• Goal of the exercise
Transcribe the listing verbatim. Do not carry over any pictures.

• Data lines

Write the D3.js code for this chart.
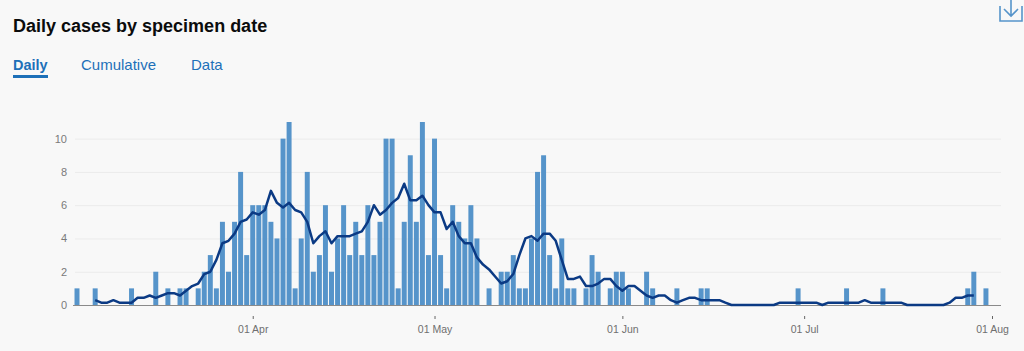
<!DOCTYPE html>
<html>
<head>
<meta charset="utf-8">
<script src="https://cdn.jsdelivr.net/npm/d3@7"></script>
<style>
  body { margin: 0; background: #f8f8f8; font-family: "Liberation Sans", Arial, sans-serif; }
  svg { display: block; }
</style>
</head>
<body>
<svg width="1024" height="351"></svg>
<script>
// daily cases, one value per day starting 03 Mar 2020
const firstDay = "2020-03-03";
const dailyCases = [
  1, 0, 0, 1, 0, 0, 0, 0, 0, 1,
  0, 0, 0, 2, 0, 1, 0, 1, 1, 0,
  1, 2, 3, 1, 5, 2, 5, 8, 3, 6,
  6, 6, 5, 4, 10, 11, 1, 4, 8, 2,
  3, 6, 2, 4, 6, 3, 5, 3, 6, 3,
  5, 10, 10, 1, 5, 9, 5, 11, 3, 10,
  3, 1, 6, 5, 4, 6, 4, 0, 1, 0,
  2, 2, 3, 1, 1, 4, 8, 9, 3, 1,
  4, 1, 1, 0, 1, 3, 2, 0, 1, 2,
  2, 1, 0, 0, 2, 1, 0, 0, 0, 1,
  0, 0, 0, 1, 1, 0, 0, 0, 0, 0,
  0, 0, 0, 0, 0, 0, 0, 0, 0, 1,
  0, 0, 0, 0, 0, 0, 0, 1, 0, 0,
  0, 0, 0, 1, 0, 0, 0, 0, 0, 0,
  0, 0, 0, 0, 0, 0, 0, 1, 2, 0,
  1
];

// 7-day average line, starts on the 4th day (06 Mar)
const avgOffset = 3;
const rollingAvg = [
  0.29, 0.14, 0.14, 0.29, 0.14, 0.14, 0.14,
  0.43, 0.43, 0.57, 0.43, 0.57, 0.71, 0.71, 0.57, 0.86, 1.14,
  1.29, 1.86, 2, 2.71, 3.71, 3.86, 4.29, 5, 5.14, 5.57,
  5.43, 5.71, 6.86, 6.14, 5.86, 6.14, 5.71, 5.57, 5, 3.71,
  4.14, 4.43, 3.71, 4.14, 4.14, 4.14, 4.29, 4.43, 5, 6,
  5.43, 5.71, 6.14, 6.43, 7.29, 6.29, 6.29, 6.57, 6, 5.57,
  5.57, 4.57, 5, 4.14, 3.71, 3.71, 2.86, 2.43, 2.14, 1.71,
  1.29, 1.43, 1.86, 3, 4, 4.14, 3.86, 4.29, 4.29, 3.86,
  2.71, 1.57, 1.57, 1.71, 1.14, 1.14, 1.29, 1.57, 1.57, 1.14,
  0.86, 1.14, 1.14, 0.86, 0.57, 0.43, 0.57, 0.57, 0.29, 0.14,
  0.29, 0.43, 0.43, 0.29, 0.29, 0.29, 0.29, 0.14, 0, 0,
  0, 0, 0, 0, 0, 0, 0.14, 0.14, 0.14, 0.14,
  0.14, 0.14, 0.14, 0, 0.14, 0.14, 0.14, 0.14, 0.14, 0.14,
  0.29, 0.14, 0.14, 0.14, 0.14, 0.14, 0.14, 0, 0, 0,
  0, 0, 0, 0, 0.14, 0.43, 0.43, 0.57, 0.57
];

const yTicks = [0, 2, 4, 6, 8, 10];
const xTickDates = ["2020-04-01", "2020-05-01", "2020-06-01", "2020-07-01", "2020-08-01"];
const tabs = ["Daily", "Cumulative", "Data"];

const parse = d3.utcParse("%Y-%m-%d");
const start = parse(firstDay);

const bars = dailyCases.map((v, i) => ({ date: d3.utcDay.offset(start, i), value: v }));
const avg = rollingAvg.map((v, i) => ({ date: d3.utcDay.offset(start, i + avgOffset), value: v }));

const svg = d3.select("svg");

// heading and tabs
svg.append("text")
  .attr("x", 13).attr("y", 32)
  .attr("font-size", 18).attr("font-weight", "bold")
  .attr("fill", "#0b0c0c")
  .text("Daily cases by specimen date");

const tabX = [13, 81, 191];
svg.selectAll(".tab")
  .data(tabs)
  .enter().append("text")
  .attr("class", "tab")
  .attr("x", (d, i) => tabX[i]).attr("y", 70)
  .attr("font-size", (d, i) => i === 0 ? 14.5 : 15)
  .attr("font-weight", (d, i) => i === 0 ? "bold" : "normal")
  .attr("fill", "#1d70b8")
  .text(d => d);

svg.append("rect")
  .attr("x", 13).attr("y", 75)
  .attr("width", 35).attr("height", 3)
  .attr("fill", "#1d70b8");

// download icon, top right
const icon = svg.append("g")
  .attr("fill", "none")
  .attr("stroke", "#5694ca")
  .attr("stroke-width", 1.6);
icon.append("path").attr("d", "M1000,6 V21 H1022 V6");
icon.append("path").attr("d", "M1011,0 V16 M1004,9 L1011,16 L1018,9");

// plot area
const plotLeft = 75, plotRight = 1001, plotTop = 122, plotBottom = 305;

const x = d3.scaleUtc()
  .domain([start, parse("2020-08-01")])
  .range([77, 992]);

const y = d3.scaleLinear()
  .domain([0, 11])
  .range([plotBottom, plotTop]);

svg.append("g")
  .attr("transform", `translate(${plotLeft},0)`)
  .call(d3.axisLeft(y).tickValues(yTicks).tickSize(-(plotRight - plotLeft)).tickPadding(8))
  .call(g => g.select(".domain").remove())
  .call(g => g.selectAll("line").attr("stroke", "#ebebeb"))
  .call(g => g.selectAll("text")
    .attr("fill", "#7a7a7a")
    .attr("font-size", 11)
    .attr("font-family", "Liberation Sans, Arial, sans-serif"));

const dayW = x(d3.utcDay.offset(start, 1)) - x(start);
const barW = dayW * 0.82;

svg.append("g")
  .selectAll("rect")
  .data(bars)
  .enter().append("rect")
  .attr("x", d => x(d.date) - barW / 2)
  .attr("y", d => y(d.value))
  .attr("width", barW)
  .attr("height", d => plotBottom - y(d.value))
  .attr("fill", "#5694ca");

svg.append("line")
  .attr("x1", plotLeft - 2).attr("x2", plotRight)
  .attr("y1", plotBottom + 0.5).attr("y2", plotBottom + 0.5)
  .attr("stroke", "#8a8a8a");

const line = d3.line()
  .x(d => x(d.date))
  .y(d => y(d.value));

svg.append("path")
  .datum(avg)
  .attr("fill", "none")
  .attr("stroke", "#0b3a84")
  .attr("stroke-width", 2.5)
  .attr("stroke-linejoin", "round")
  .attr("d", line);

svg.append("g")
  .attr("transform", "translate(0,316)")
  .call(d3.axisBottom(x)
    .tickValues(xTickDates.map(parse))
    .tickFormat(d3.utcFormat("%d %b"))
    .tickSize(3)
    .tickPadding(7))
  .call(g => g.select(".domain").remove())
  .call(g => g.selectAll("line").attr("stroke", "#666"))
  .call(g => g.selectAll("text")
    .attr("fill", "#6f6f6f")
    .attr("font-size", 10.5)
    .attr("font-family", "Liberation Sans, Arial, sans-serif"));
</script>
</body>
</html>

• Response to the exercise
Write the D3.js code for this chart.
<!DOCTYPE html>
<html>
<head>
<meta charset="utf-8">
<script src="https://cdn.jsdelivr.net/npm/d3@7"></script>
<style>
  body { margin: 0; background: #f8f8f8; font-family: "Liberation Sans", Arial, sans-serif; }
  svg { display: block; }
</style>
</head>
<body>
<svg width="1024" height="351"></svg>
<script>
// daily cases, one value per day starting 03 Mar 2020
const firstDay = "2020-03-03";
const dailyCases = [
  1, 0, 0, 1, 0, 0, 0, 0, 0, 1,
  0, 0, 0, 2, 0, 1, 0, 1, 1, 0,
  1, 2, 3, 1, 5, 2, 5, 8, 3, 6,
  6, 6, 5, 4, 10, 11, 1, 4, 8, 2,
  3, 6, 2, 4, 6, 3, 5, 3, 6, 3,
  5, 10, 10, 1, 5, 9, 5, 11, 3, 10,
  3, 1, 6, 5, 4, 6, 4, 0, 1, 0,
  2, 2, 3, 1, 1, 4, 8, 9, 3, 1,
  4, 1, 1, 0, 1, 3, 2, 0, 1, 2,
  2, 1, 0, 0, 2, 1, 0, 0, 0, 1,
  0, 0, 0, 1, 1, 0, 0, 0, 0, 0,
  0, 0, 0, 0, 0, 0, 0, 0, 0, 1,
  0, 0, 0, 0, 0, 0, 0, 1, 0, 0,
  0, 0, 0, 1, 0, 0, 0, 0, 0, 0,
  0, 0, 0, 0, 0, 0, 0, 1, 2, 0,
  1
];

// 7-day average line, starts on the 4th day (06 Mar)
const avgOffset = 3;
const rollingAvg = [
  0.29, 0.14, 0.14, 0.29, 0.14, 0.14, 0.14,
  0.43, 0.43, 0.57, 0.43, 0.57, 0.71, 0.71, 0.57, 0.86, 1.14,
  1.29, 1.86, 2, 2.71, 3.71, 3.86, 4.29, 5, 5.14, 5.57,
  5.43, 5.71, 6.86, 6.14, 5.86, 6.14, 5.71, 5.57, 5, 3.71,
  4.14, 4.43, 3.71, 4.14, 4.14, 4.14, 4.29, 4.43, 5, 6,
  5.43, 5.71, 6.14, 6.43, 7.29, 6.29, 6.29, 6.57, 6, 5.57,
  5.57, 4.57, 5, 4.14, 3.71, 3.71, 2.86, 2.43, 2.14, 1.71,
  1.29, 1.43, 1.86, 3, 4, 4.14, 3.86, 4.29, 4.29, 3.86,
  2.71, 1.57, 1.57, 1.71, 1.14, 1.14, 1.29, 1.57, 1.57, 1.14,
  0.86, 1.14, 1.14, 0.86, 0.57, 0.43, 0.57, 0.57, 0.29, 0.14,
  0.29, 0.43, 0.43, 0.29, 0.29, 0.29, 0.29, 0.14, 0, 0,
  0, 0, 0, 0, 0, 0, 0.14, 0.14, 0.14, 0.14,
  0.14, 0.14, 0.14, 0, 0.14, 0.14, 0.14, 0.14, 0.14, 0.14,
  0.29, 0.14, 0.14, 0.14, 0.14, 0.14, 0.14, 0, 0, 0,
  0, 0, 0, 0, 0.14, 0.43, 0.43, 0.57, 0.57
];

const yTicks = [0, 2, 4, 6, 8, 10];
const xTickDates = ["2020-04-01", "2020-05-01", "2020-06-01", "2020-07-01", "2020-08-01"];
const tabs = ["Daily", "Cumulative", "Data"];

const parse = d3.utcParse("%Y-%m-%d");
const start = parse(firstDay);

const bars = dailyCases.map((v, i) => ({ date: d3.utcDay.offset(start, i), value: v }));
const avg = rollingAvg.map((v, i) => ({ date: d3.utcDay.offset(start, i + avgOffset), value: v }));

const svg = d3.select("svg");

// heading and tabs
svg.append("text")
  .attr("x", 13).attr("y", 32)
  .attr("font-size", 18).attr("font-weight", "bold")
  .attr("fill", "#0b0c0c")
  .text("Daily cases by specimen date");

const tabX = [13, 81, 191];
svg.selectAll(".tab")
  .data(tabs)
  .enter().append("text")
  .attr("class", "tab")
  .attr("x", (d, i) => tabX[i]).attr("y", 70)
  .attr("font-size", (d, i) => i === 0 ? 14.5 : 15)
  .attr("font-weight", (d, i) => i === 0 ? "bold" : "normal")
  .attr("fill", "#1d70b8")
  .text(d => d);

svg.append("rect")
  .attr("x", 13).attr("y", 75)
  .attr("width", 35).attr("height", 3)
  .attr("fill", "#1d70b8");

// download icon, top right
const icon = svg.append("g")
  .attr("fill", "none")
  .attr("stroke", "#5694ca")
  .attr("stroke-width", 1.6);
icon.append("path").attr("d", "M1000,6 V21 H1022 V6");
icon.append("path").attr("d", "M1011,0 V16 M1004,9 L1011,16 L1018,9");

// plot area
const plotLeft = 75, plotRight = 1001, plotTop = 122, plotBottom = 305;

const x = d3.scaleUtc()
  .domain([start, parse("2020-08-01")])
  .range([77, 992]);

const y = d3.scaleLinear()
  .domain([0, 11])
  .range([plotBottom, plotTop]);

svg.append("g")
  .attr("transform", `translate(${plotLeft},0)`)
  .call(d3.axisLeft(y).tickValues(yTicks).tickSize(-(plotRight - plotLeft)).tickPadding(8))
  .call(g => g.select(".domain").remove())
  .call(g => g.selectAll("line").attr("stroke", "#ebebeb"))
  .call(g => g.selectAll("text")
    .attr("fill", "#7a7a7a")
    .attr("font-size", 11)
    .attr("font-family", "Liberation Sans, Arial, sans-serif"));

const dayW = x(d3.utcDay.offset(start, 1)) - x(start);
const barW = dayW * 0.82;

svg.append("g")
  .selectAll("rect")
  .data(bars)
  .enter().append("rect")
  .attr("x", d => x(d.date) - barW / 2)
  .attr("y", d => y(d.value))
  .attr("width", barW)
  .attr("height", d => plotBottom - y(d.value))
  .attr("fill", "#5694ca");

svg.append("line")
  .attr("x1", plotLeft - 2).attr("x2", plotRight)
  .attr("y1", plotBottom + 0.5).attr("y2", plotBottom + 0.5)
  .attr("stroke", "#8a8a8a");

const line = d3.line()
  .x(d => x(d.date))
  .y(d => y(d.value));

svg.append("path")
  .datum(avg)
  .attr("fill", "none")
  .attr("stroke", "#0b3a84")
  .attr("stroke-width", 2.5)
  .attr("stroke-linejoin", "round")
  .attr("d", line);

svg.append("g")
  .attr("transform", "translate(0,316)")
  .call(d3.axisBottom(x)
    .tickValues(xTickDates.map(parse))
    .tickFormat(d3.utcFormat("%d %b"))
    .tickSize(3)
    .tickPadding(7))
  .call(g => g.select(".domain").remove())
  .call(g => g.selectAll("line").attr("stroke", "#666"))
  .call(g => g.selectAll("text")
    .attr("fill", "#6f6f6f")
    .attr("font-size", 10.5)
    .attr("font-family", "Liberation Sans, Arial, sans-serif"));
</script>
</body>
</html>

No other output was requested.